The enormous draft DRECP will be open to public comment beginning September 26 through next January 9, and conservation groups and developers can be expected to give it thorough vetting.

“We are still analyzing the plan, and there will no doubt continue to be debate about where to site clean energy projects, and how to best conserve areas important for wildlife, wilderness, and recreation,” the Sierra’s Club’s Barbara Boyle said in a statement released Tuesday. “But we are hopeful that the DRECP will become a model for sustainable, well-sited development as our state continues its transition to clean energy.”

Glenn Stewart, a zoology professor and board member of the Desert Tortoise Council, said before release of the plan that it “must enhance, not detract” from current protections for the endangered desert tortoise and other vulnerable species and their habitats.

“If it promotes development of renewable energy at the expense of other important priorities, than the DRECP has failed,” Stewart said.

Stewart and other conservationists say they want to avoid more developments like the Ivanpah Solar Electric Generating System, a 372-megawatt solar thermal plant built on 3,500 untrammeled acres just north of Interstate 15 and a few miles from the Nevada state line.

Mitigation and protective measures were required of the plant’s developers, but most conservationists still count the siting as a mistake. In addition to its entanglements with the desert tortoise, the Ivanpah plant’s “solar flux” created by giant mirrors directing sunlight onto 450-foot-tall towers has been accused of igniting and killing birds in large numbers. The plant’s owners say that risk is exaggerated.

Other species considered at risk in the desert include the desert bighorn sheep, Mohave ground squirrel, Parish’s daisy and golden eagle. In all, the DRECP names 37 species of amphibians and reptiles, birds, fish, mammals and plants as “Covered Species” afforded special protection.

Some conservationists argue reliance on distributed renewable energy resources is the best path to reduced carbon emissions, and would avoid putting fragile ecosystems and their inhabitants at risk.
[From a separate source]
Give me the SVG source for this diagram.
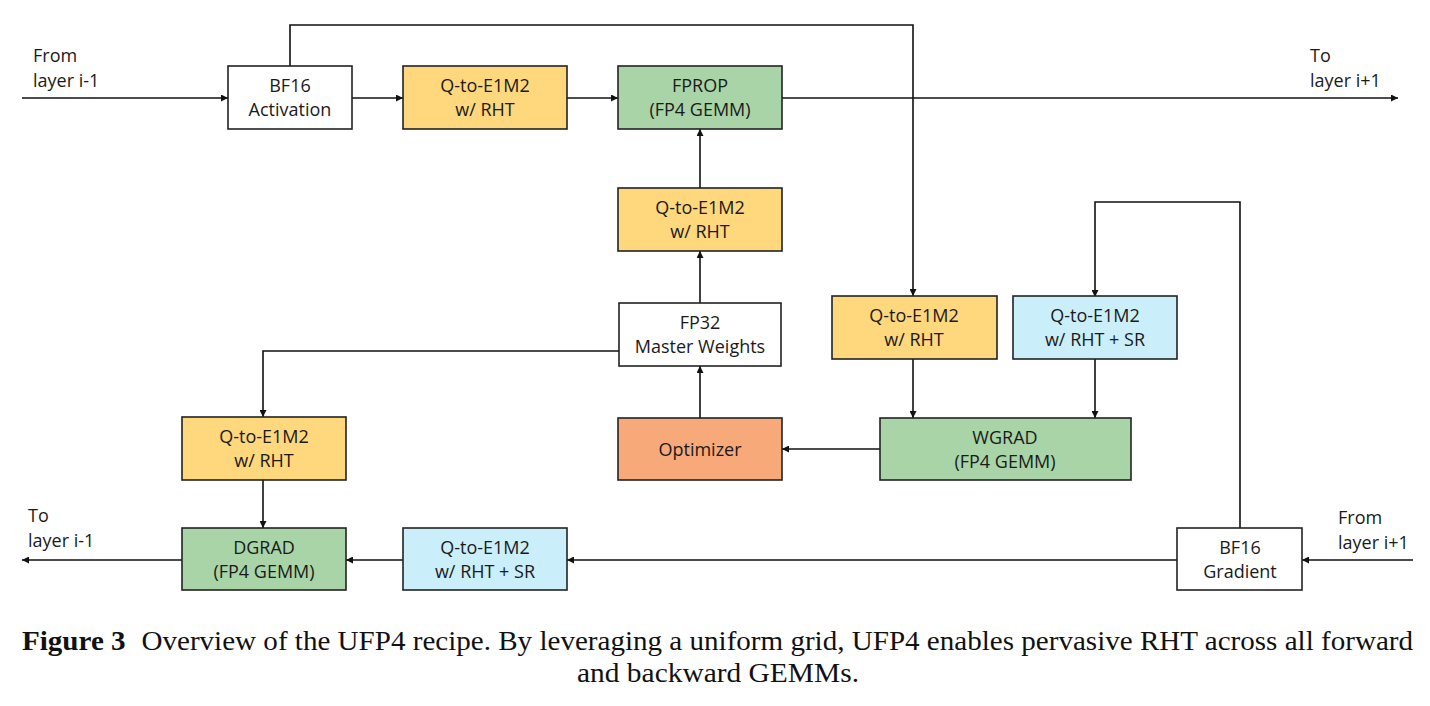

But EDF Renewables Energy’s Vice President Mark Tholke said “we’re going to need to do a lot more than rooftop solar – we’re going to need large-scale projects.” Tholke, in the Sierra Club teleconference on Monday, wasn’t prepared to endorse the plan without carefully studying it, but he added that siting projects was “getting more difficult and it’s time to have a plan.”

One industry group that wasted no time in reacting to the plan – and denouncing it – was the wind industry group CalWEA, which counts EDF Renewable Energy as a member (the company also does solar in California).

“It now appears that our worst fears are being realized: all five DRECP Plan Alternatives could end most wind energy development in California,” Nancy Rader, executive director of CalWEA, said in an emailed statement. The group went on to say that even the alternative most favorable to wind energy “would preserve for exploration a very small fraction of the best wind resources in the desert region – the region containing most of the state’s remaining commercially viable wind resources.”